» GIVEN EXERCISE:
Search the material for "size" and show all lines that contain it.

# GIVEN INFORMATION start

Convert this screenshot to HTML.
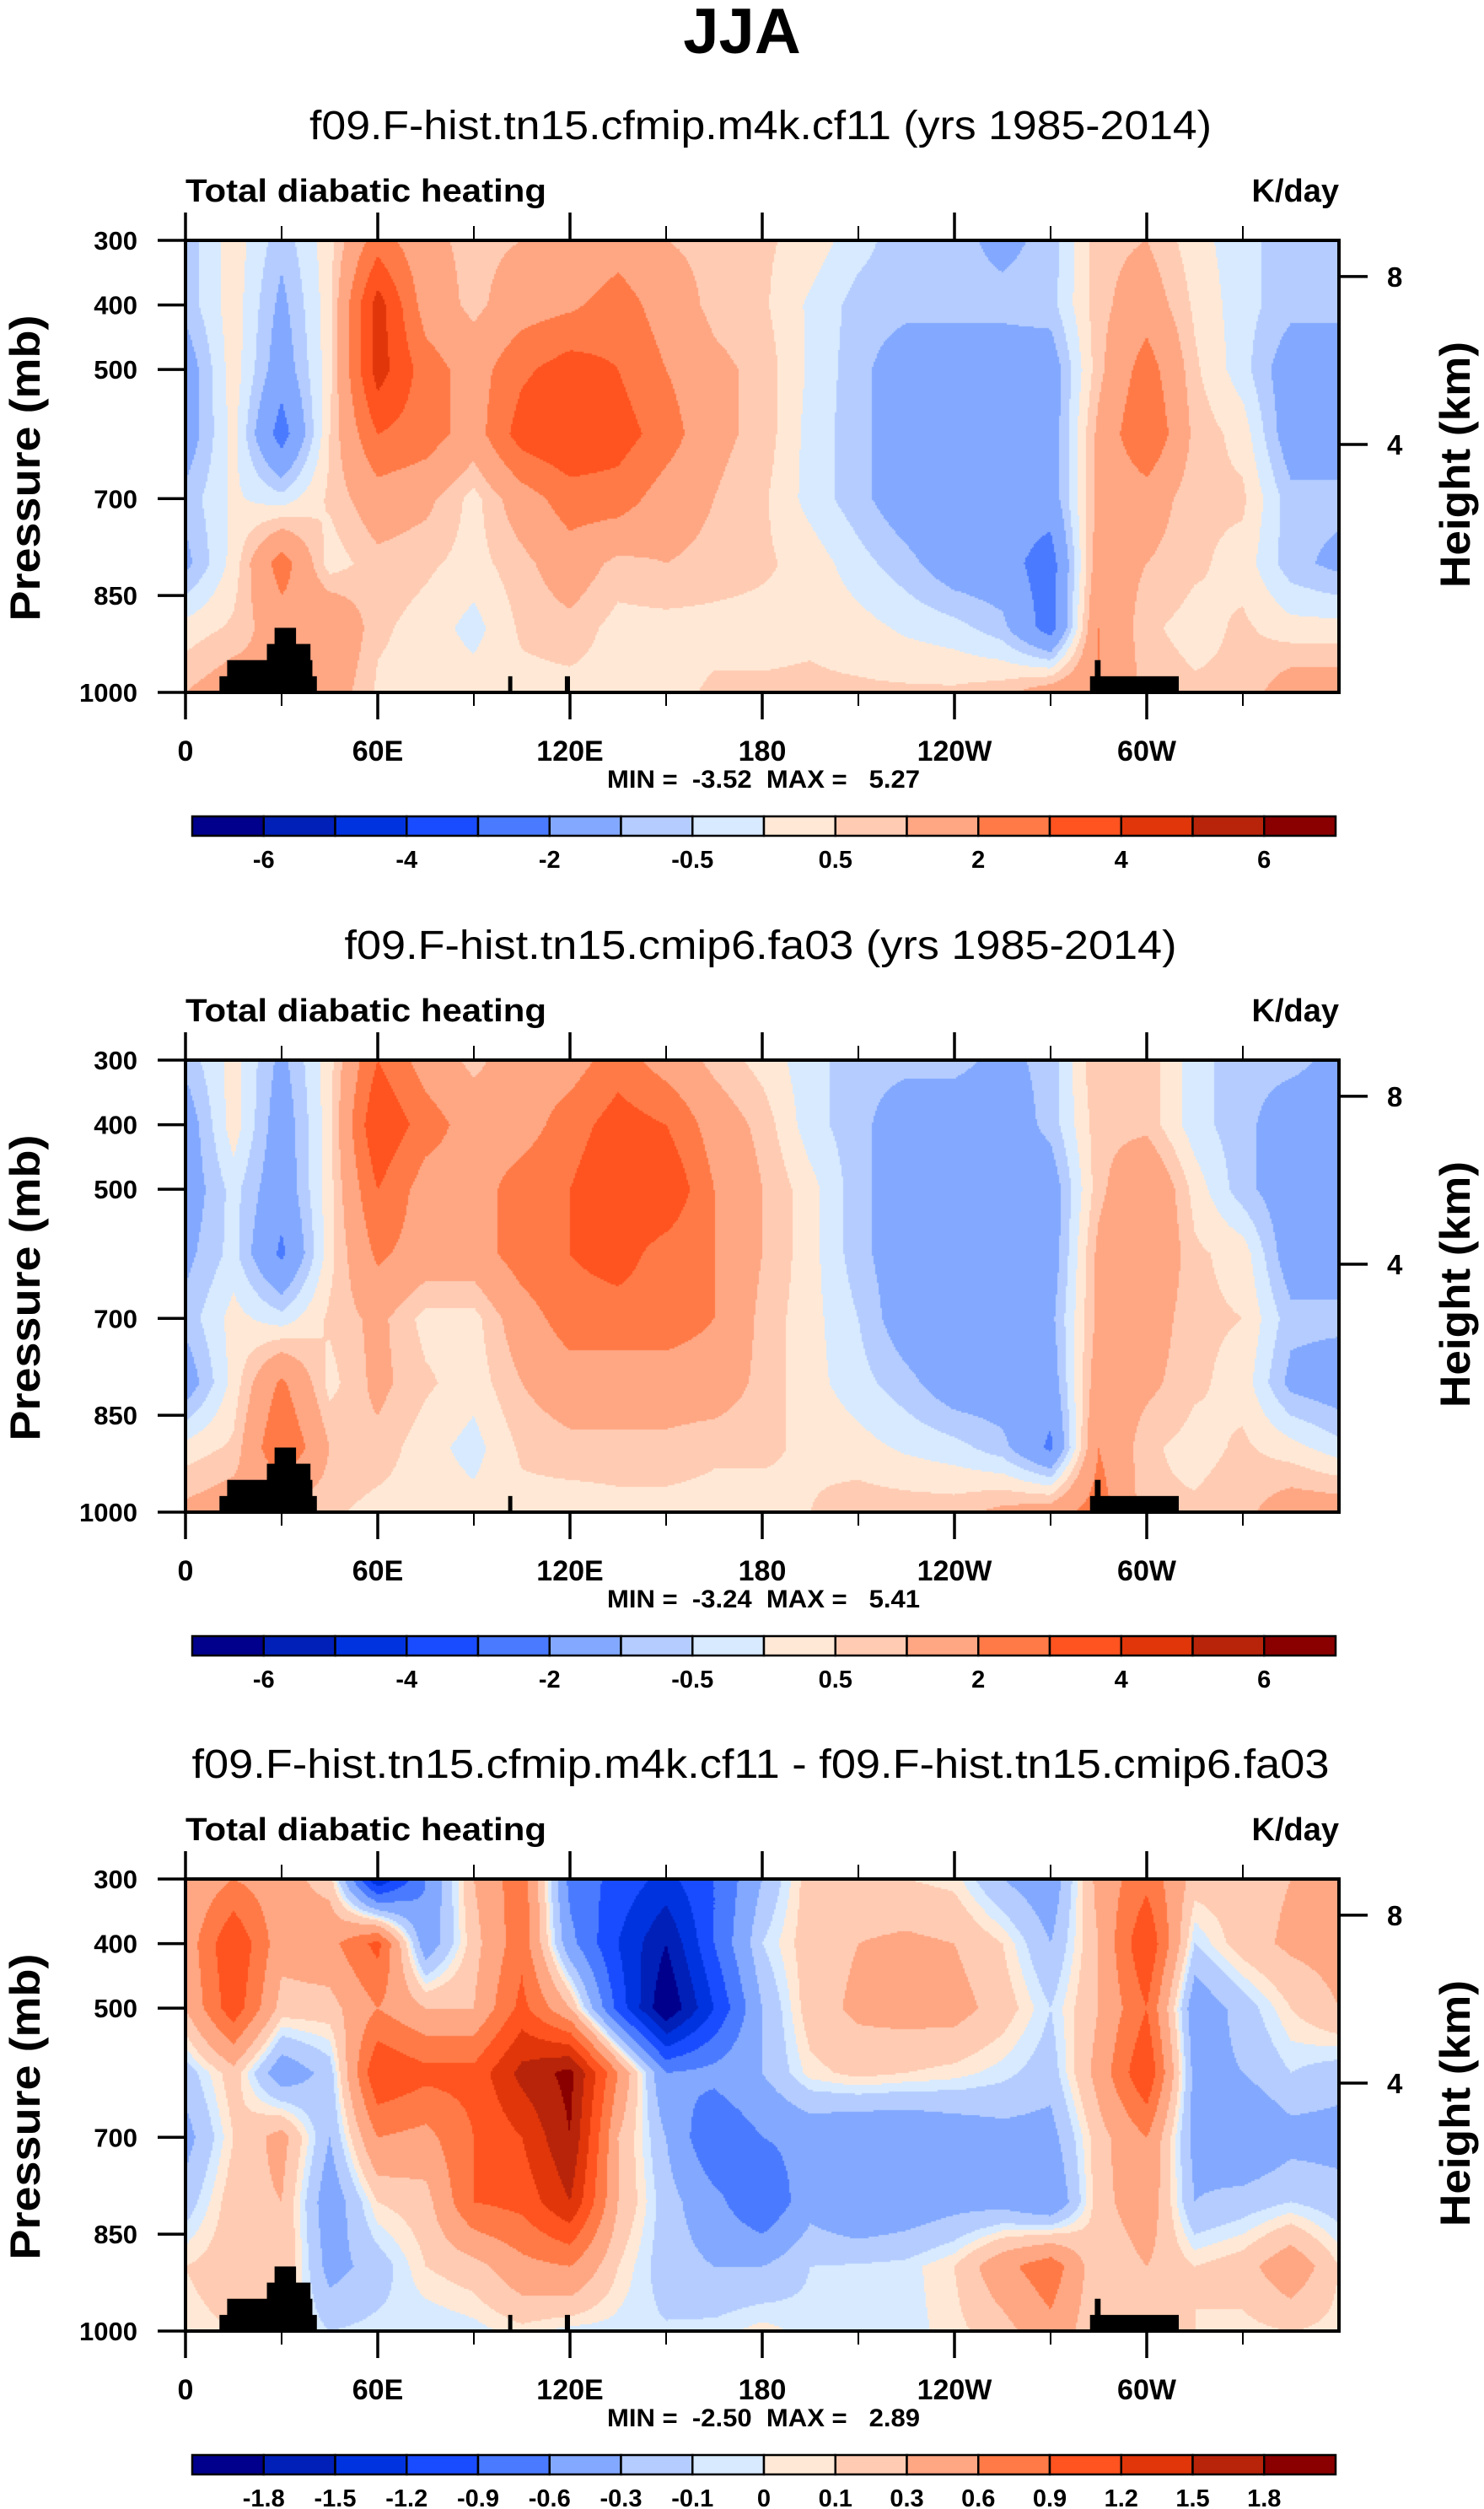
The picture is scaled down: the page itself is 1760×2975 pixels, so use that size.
<!DOCTYPE html>
<html><head><meta charset="utf-8">
<style>
html,body{margin:0;padding:0;background:#fff;}
#wrap{position:relative;width:1760px;height:2975px;overflow:hidden;background:#fff;}
canvas{position:absolute;}
svg{position:absolute;left:0;top:0;}
text{font-family:"Liberation Sans",Arial,sans-serif;fill:#000;}
</style></head>
<body>
<div id="wrap">
<canvas id="c0" width="1368" height="536" style="left:220px;top:285px"></canvas>
<canvas id="c1" width="1368" height="536" style="left:220px;top:1257px"></canvas>
<canvas id="c2" width="1368" height="536" style="left:220px;top:2228px"></canvas>
<svg id="svg" width="1760" height="2975" xmlns="http://www.w3.org/2000/svg">
<text x="880" y="63" text-anchor="middle" font-size="76" font-weight="bold">JJA</text>
</svg>
</div>
<script>
// ---- data ----
const lons = [0,15,30,45,60,75,90,105,120,135,150,165,180,195,210,225,240,255,270,285,300,315,330,345,360];
const levels = [300,400,500,600,700,800,900,1000];
const p1 = [
[-0.8,0.3,-0.8,0.3,2.5,1.2,0.8,1.0,1.0,1.5,1.0,0.8,0.6,0.3,-0.3,-0.8,-0.8,-1.2,-0.8,0.8,1.0,0.2,-0.3,-0.8,-0.8],
[-0.8,0.3,-1.2,0.3,4.5,1.5,0.8,1.5,1.8,2.5,1.5,0.8,0.6,-0.1,-0.7,-0.8,-0.8,-0.8,-0.7,0.8,1.5,0.4,-0.3,-0.8,-0.8],
[-1.5,0.3,-1.5,0.3,4.5,2.5,1.5,2.8,3.5,3.0,2.0,1.2,0.8,-0.1,-0.8,-1.5,-1.5,-1.5,-1.5,0.8,2.5,0.6,-0.3,-1.5,-1.5],
[-1.5,0.2,-2.5,0.5,3.0,2.5,1.5,3.5,4.0,3.5,2.5,1.2,0.8,-0.2,-0.8,-1.5,-1.5,-1.5,-1.5,1.2,3.0,0.8,0.3,-1.5,-1.5],
[-0.8,0.1,-0.3,0.6,1.5,1.2,0.3,1.5,2.5,2.5,1.5,1.0,0.6,-0.2,-0.8,-1.5,-1.5,-1.5,-1.5,1.2,1.5,0.6,0.6,-0.8,-0.8],
[-1.2,0.2,2.5,0.2,0.8,0.6,0.3,0.8,1.5,0.8,1.0,0.8,0.6,0.3,-0.3,-0.8,-1.5,-1.6,-2.5,1.5,1.0,0.6,0.3,-0.8,-1.2],
[0.2,0.6,1.5,2.0,0.6,0.3,-0.2,0.6,0.8,0.3,0.3,0.3,0.3,0.4,0.2,-0.1,-0.3,-0.8,-2.5,2.0,0.6,0.3,0.6,0.2,0.2],
[1.0,1.5,1.0,1.5,0.4,0.3,0.3,0.3,0.3,0.3,0.3,0.6,0.6,0.6,0.6,0.6,0.6,0.8,1.5,2.0,0.8,0.6,0.6,1.5,1.5]];
const p2 = [
[-0.8,0.2,-1.2,0.3,3.0,1.5,0.8,1.5,1.5,2.5,1.5,0.8,0.3,-0.3,-0.8,-0.8,-0.8,-1.2,-0.8,1.0,0.8,-0.3,-0.8,-0.8,-1.2],
[-1.5,0.3,-1.5,0.3,4.0,2.5,1.5,1.5,2.5,3.5,3.0,1.5,0.8,-0.3,-0.8,-1.5,-1.5,-1.5,-0.8,0.8,0.8,-0.3,-0.8,-1.5,-1.5],
[-1.5,-0.3,-1.6,0.3,3.0,1.5,1.5,2.5,3.0,4.0,4.0,2.0,1.0,0.2,-0.8,-1.5,-1.5,-1.5,-1.5,0.8,2.0,0.3,-0.8,-1.5,-1.5],
[-1.2,-0.3,-2.2,0.3,2.2,1.5,1.5,2.5,3.0,3.5,2.5,2.0,1.0,0.2,-0.8,-1.5,-1.5,-1.5,-1.5,1.2,2.0,0.6,0.3,-1.5,-1.5],
[-0.8,0.2,-0.3,0.6,1.2,0.3,0.3,1.5,2.5,2.5,2.5,2.0,0.8,0.2,-0.5,-1.5,-1.5,-1.5,-1.2,1.2,1.5,0.6,0.5,-0.8,-0.8],
[-1.5,0.2,2.2,0.3,1.2,0.6,0.2,1.0,1.5,1.5,1.5,1.5,0.8,0.2,-0.3,-0.8,-1.5,-1.5,-1.5,1.5,1.2,0.6,0.3,-1.2,-1.5],
[0.2,0.6,3.0,1.0,0.8,0.2,-0.2,0.6,0.8,0.8,0.8,0.6,0.6,0.4,0.2,-0.1,-0.3,-0.8,-2.2,2.0,0.6,0.3,0.6,0.2,-0.3],
[1.2,1.5,0.6,0.6,0.3,0.3,0.2,0.3,0.2,0.3,0.3,0.3,0.3,0.5,0.8,0.8,0.8,1.2,1.5,2.5,0.6,0.6,0.8,1.5,1.5]];
const p3 = [
[0.3,0.6,0.4,0.2,-1.5,-0.6,0.3,0.8,-0.7,-1.0,-1.3,-0.9,-0.3,0.2,0.15,0.1,0.05,-0.3,-0.5,0.4,0.8,0.2,0.2,0.3,0.3],
[0.4,1.2,0.4,0.5,1.0,-0.5,0.2,0.8,-0.5,-1.2,-1.8,-0.9,-0.1,0.2,0.3,0.35,0.3,0.1,-0.3,0.3,1.2,-0.1,0.2,0.35,0.4],
[0.3,1.1,0.2,0.2,0.6,0.3,0.3,1.0,0.3,-1.0,-2.1,-1.2,-0.3,0.2,0.35,0.4,0.4,0.2,-0.1,0.3,0.9,-0.5,-0.2,0.1,0.3],
[-0.2,0.2,-0.5,-0.2,1.2,1.0,1.0,1.6,1.9,0.6,-0.6,-0.5,-0.3,0.05,0.15,0.1,0.05,-0.05,-0.2,0.4,1.2,-0.4,-0.3,-0.1,-0.2],
[-0.4,0.1,0.4,-0.3,0.6,0.5,0.9,1.2,1.8,0.3,-0.3,-0.9,-0.6,-0.5,-0.6,-0.6,-0.5,-0.4,-0.4,0.2,0.6,-0.4,-0.6,-0.4,-0.4],
[-0.2,0.2,0.3,-0.5,0.1,0.2,0.9,1.0,1.5,0.3,-0.2,-0.5,-0.9,-0.4,-0.6,-0.5,-0.4,-0.4,-0.6,0.2,0.5,-0.3,-0.2,-0.1,-0.2],
[0.1,0.2,0.3,-0.4,-0.2,0.1,0.2,0.5,0.6,0.1,-0.2,-0.3,-0.3,-0.1,-0.08,-0.05,0.1,0.5,0.8,0.1,0.3,0.1,0.2,0.5,0.1],
[0.05,0.1,0.1,-0.1,-0.05,-0.1,-0.05,0.05,-0.05,-0.05,-0.08,-0.05,0.05,-0.05,-0.05,-0.05,0.05,0.2,0.5,0.1,0.2,0.1,0.05,0.1,0.05]];
const bounds12 = [-6,-5,-4,-3,-2,-1,-0.5,0,0.5,1,2,3,4,5,6];
const bounds3 = [-1.8,-1.5,-1.2,-0.9,-0.6,-0.3,-0.1,0,0.1,0.3,0.6,0.9,1.2,1.5,1.8];
const cbLabels12 = ["","-6","","-4","","-2","","-0.5","","0.5","","2","","4","","6"];
const cbLabels3 = ["","-1.8","-1.5","-1.2","-0.9","-0.6","-0.3","-0.1","0","0.1","0.3","0.6","0.9","1.2","1.5","1.8"];
const palette = ["#00008c","#0020b8","#0033e0","#1a4cff","#4a7aff","#82a8ff","#b4ccff","#d7eaff","#ffe9d6","#ffcbb2","#ffa683","#ff7a46","#ff5320","#e0360a","#b8240a","#8a0000"];
const lonTicks = [0,60,120,180,240,300];
const lonTickLabels = ["0","60E","120E","180","120W","60W"];
const lonMinor = [30,90,150,210,270,330];
const pTicks = [300,400,500,700,850,1000];
const hTicks = [8,4];
const hTickP = [356,616];
// topography blocks: [lonStart, lonEnd, pTop]
const topoLon0 = [10.6,13,25.4,27.8,100.7,118.4,282.3,283.8];
const topoLon1 = [41,39.6,39,34.5,102,120,310,285.6];
const topoP = [975,950,925,900,975,975,975,950];
const subtitles = ["f09.F-hist.tn15.cfmip.m4k.cf11 (yrs 1985-2014)","f09.F-hist.tn15.cmip6.fa03 (yrs 1985-2014)","f09.F-hist.tn15.cfmip.m4k.cf11 - f09.F-hist.tn15.cmip6.fa03"];
const subtitleWidths = [1070,987,1349];
const minVals = ["-3.52","-3.24","-2.50"];
const maxVals = ["5.27","5.41","2.89"];

// ---- geometry ----
const X0=220, X1=1588, PH=536;
const offs=[0,972,1943];
function xOf(lon){return X0+lon/360*(X1-X0);}
function yOf(p,off){return 285+off+(p-300)/700*PH;}
const NS='http://www.w3.org/2000/svg';
const svg=document.getElementById('svg');
function mk(tag,attrs,parent){const e=document.createElementNS(NS,tag);for(const k in attrs)e.setAttribute(k,attrs[k]);(parent||svg).appendChild(e);return e;}

function field(grid,lon,p){
  let i=Math.min(lons.length-2,Math.floor(lon/15)); let fx=(lon-lons[i])/15;
  let j=0; while(j<levels.length-2 && p>levels[j+1]) j++;
  let fy=(p-levels[j])/(levels[j+1]-levels[j]);
  const a=grid[j][i],b=grid[j][i+1],c=grid[j+1][i],d=grid[j+1][i+1];
  return (a*(1-fx)+b*fx)*(1-fy)+(c*(1-fx)+d*fx)*fy;
}
function colorIdx(v,b){let k=0;while(k<b.length&&v>=b[k])k++;return k;}

const grids=[p1,p2,p3];
[0,1,2].forEach(pi=>{
  const cv=document.getElementById('c'+pi), ctx=cv.getContext('2d');
  const g=grids[pi], b=pi<2?bounds12:bounds3;
  const W=cv.width,H=cv.height, s=2;
  for(let y=0;y<H;y+=s){for(let x=0;x<W;x+=s){
    const lon=(x+s/2)/W*360, p=300+(y+s/2)/H*700;
    ctx.fillStyle=palette[colorIdx(field(g,lon,p),b)];
    ctx.fillRect(x,y,s,s);
  }}
});

[0,1,2].forEach(pi=>{
  const off=offs[pi];
  const t=mk('text',{x:902,y:165+off,'text-anchor':'middle','font-size':48,textLength:subtitleWidths[pi],lengthAdjust:'spacingAndGlyphs'});
  t.textContent=subtitles[pi];
  
  
  const l=mk('text',{x:220,y:239+off,'font-size':38,'font-weight':'bold',textLength:428,lengthAdjust:'spacingAndGlyphs'});
  l.textContent='Total diabatic heating';
  
  
  const u=mk('text',{x:1588,y:239+off,'text-anchor':'end','font-size':38,'font-weight':'bold'});
  u.textContent='K/day';
  
  
  // topography
  for(let k=0;k<topoP.length;k++){
    if(pi===1 && k===5) continue;
    const r=mk('rect',{x:xOf(topoLon0[k]),y:yOf(topoP[k],off),width:xOf(topoLon1[k])-xOf(topoLon0[k]),height:yOf(1000,off)-yOf(topoP[k],off),fill:'#000'});
    
    
  }
  // frame
  const f=mk('rect',{x:X0,y:yOf(300,off),width:X1-X0,height:PH,fill:'none',stroke:'#000','stroke-width':4});
  
  
  // lon ticks
  lonTicks.forEach((lon,k)=>{
    const x=xOf(lon);
    const a=mk('line',{x1:x,x2:x,y1:yOf(300,off)-33,y2:yOf(300,off),stroke:'#000','stroke-width':3.5});
    
    
    const c=mk('line',{x1:x,x2:x,y1:yOf(1000,off),y2:yOf(1000,off)+32,stroke:'#000','stroke-width':3.5});
    
    
    const tx=mk('text',{x:x,y:902+off,'text-anchor':'middle','font-size':34,'font-weight':'bold'});
    tx.textContent=lonTickLabels[k];
    
    
  });
  lonMinor.forEach(lon=>{
    const x=xOf(lon);
    const a=mk('line',{x1:x,x2:x,y1:yOf(300,off)-17,y2:yOf(300,off),stroke:'#000','stroke-width':2});
    
    
    const c=mk('line',{x1:x,x2:x,y1:yOf(1000,off),y2:yOf(1000,off)+16,stroke:'#000','stroke-width':2});
    
    
  });
  pTicks.forEach(p=>{
    const y=yOf(p,off);
    const a=mk('line',{x1:187,x2:X0,y1:y,y2:y,stroke:'#000','stroke-width':3.5});
    
    
    const tx=mk('text',{x:163,y:y+11,'text-anchor':'end','font-size':31,'font-weight':'bold'});
    tx.textContent=String(p);
    
    
  });
  hTicks.forEach((h,k)=>{
    const y=yOf(hTickP[k],off);
    const a=mk('line',{x1:X1,x2:1622,y1:y,y2:y,stroke:'#000','stroke-width':3.5});
    
    
    const tx=mk('text',{x:1645,y:y+12,'font-size':33,'font-weight':'bold'});
    tx.textContent=String(h);
    
    
  });
  const yl=mk('text',{x:0,y:0,'text-anchor':'middle','font-size':50,'font-weight':'bold',textLength:363,lengthAdjust:'spacingAndGlyphs',transform:`translate(47,${555+off}) rotate(-90)`});
  yl.textContent='Pressure (mb)';
  
  
  const hl=mk('text',{x:0,y:0,'text-anchor':'middle','font-size':50,'font-weight':'bold',textLength:292,lengthAdjust:'spacingAndGlyphs',transform:`translate(1743,${551+off}) rotate(-90)`});
  hl.textContent='Height (km)';
  
  
  const mm=mk('text',{x:720,y:934+off,'font-size':30,'font-weight':'bold',textLength:371,lengthAdjust:'spacingAndGlyphs',style:'white-space:pre'});
  mm.textContent='MIN =  '+minVals[pi]+'  MAX =   '+maxVals[pi];
  
  
  // colorbar
  const cx0=228,cx1=1584,cw=(cx1-cx0)/16,cy=968+off,ch=23;
  const labs=pi<2?cbLabels12:cbLabels3;
  for(let k=0;k<16;k++){
    const r=mk('rect',{x:cx0+k*cw,y:cy,width:cw,height:ch,fill:palette[k],stroke:'#000','stroke-width':2.5});
    
    
    if(labs[k]){
      const tx=mk('text',{x:cx0+k*cw,y:1029+off,'text-anchor':'middle','font-size':29,'font-weight':'bold'});
      tx.textContent=labs[k];
      
      
    }
  }
});
</script>
</body></html>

# GIVEN INFORMATION end

» EXERCISE OUTPUT:
The picture is scaled down: the page itself is 1760×2975 pixels, so use that size.
<text x="880" y="63" text-anchor="middle" font-size="76" font-weight="bold">JJA</text>
  const t=mk('text',{x:902,y:165+off,'text-anchor':'middle','font-size':48,textLength:subtitleWidths[pi],lengthAdjust:'spacingAndGlyphs'});
  const l=mk('text',{x:220,y:239+off,'font-size':38,'font-weight':'bold',textLength:428,lengthAdjust:'spacingAndGlyphs'});
  const u=mk('text',{x:1588,y:239+off,'text-anchor':'end','font-size':38,'font-weight':'bold'});
    const tx=mk('text',{x:x,y:902+off,'text-anchor':'middle','font-size':34,'font-weight':'bold'});
    const tx=mk('text',{x:163,y:y+11,'text-anchor':'end','font-size':31,'font-weight':'bold'});
    const tx=mk('text',{x:1645,y:y+12,'font-size':33,'font-weight':'bold'});
  const yl=mk('text',{x:0,y:0,'text-anchor':'middle','font-size':50,'font-weight':'bold',textLength:363,lengthAdjust:'spacingAndGlyphs',transform:`translate(47,${555+off}) rotate(-90)`});
  const hl=mk('text',{x:0,y:0,'text-anchor':'middle','font-size':50,'font-weight':'bold',textLength:292,lengthAdjust:'spacingAndGlyphs',transform:`translate(1743,${551+off}) rotate(-90)`});
  const mm=mk('text',{x:720,y:934+off,'font-size':30,'font-weight':'bold',textLength:371,lengthAdjust:'spacingAndGlyphs',style:'white-space:pre'});
      const tx=mk('text',{x:cx0+k*cw,y:1029+off,'text-anchor':'middle','font-size':29,'font-weight':'bold'});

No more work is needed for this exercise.